We remembered Gladys Simpson and Johnnie White from the village, and Tommy McBride – once of St Joseph’s – and Jack Kelly’s anniversary.   We prayed for Ena Kelly, Mr Ryan and all the sick.  We opened our thoughts to the young and a world which so needs the happiness and joy of the Risen Christ to transform our frailty, suffering and lack of hope.

Sunday 20th March

Homily

The readings featured Abram’s dilemmas of leaving home from Ur of the Chaldees to follow the Fertile Crescent into the unknown.  By hindsight into the ‘promised land’ and Abraham, father of nations.  Then Timothy is pictured in the dilemmas of second generation Christianity finding strength by going back to Christ’s death into resurrection. Finally we had Matthew’s version of the dilemmas of the apostles and Christ himself on the way to death and resurrection: the human opening out to transfiguration.
Dilemmas and resolution by hindsight find parallels in the feasts of the past week.   Patrick returning with Christ’s love to the people who enslaved him.  Joseph – and Father’s Day in Spain – with the dilemmas of fathers today.  Peter’s frescoes in the catacombs of his denial.

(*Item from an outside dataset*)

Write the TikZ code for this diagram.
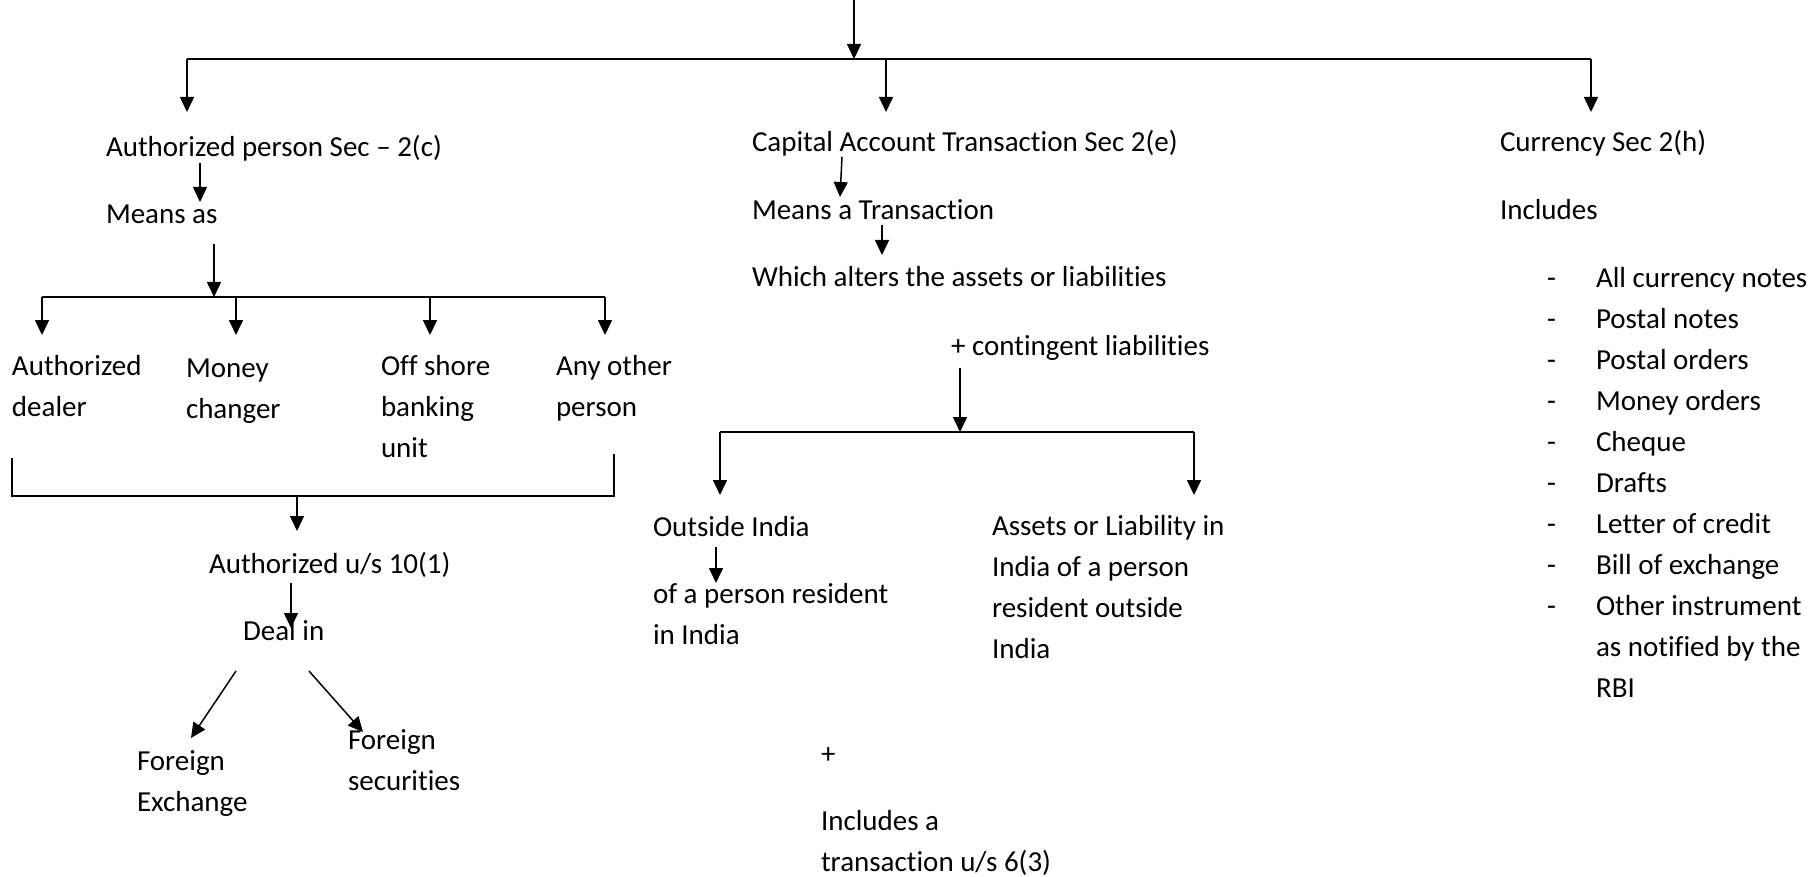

Finally the dilemmas of aid to persecuting Pakistan, the no-fire zone and bombing in Libya, and the tensions elsewhere.  CS Lewis, on becoming a Christian ‘kicking, struggling, resentful’!

Prayers

For Libya, Japan, New Zealand, Bahrain and the Yemen.
For the dilemmas of leadership in the church and state.
For the sick, especially Janet and John McHenery’s Mum.
For loved ones who have died -  Canon Roy Flatt  in his priesthood and connection with the Macrae Family, Janet Williams with a difficult but precious life.   And the anniversaries of Marie Devaney and Ellen Taylor.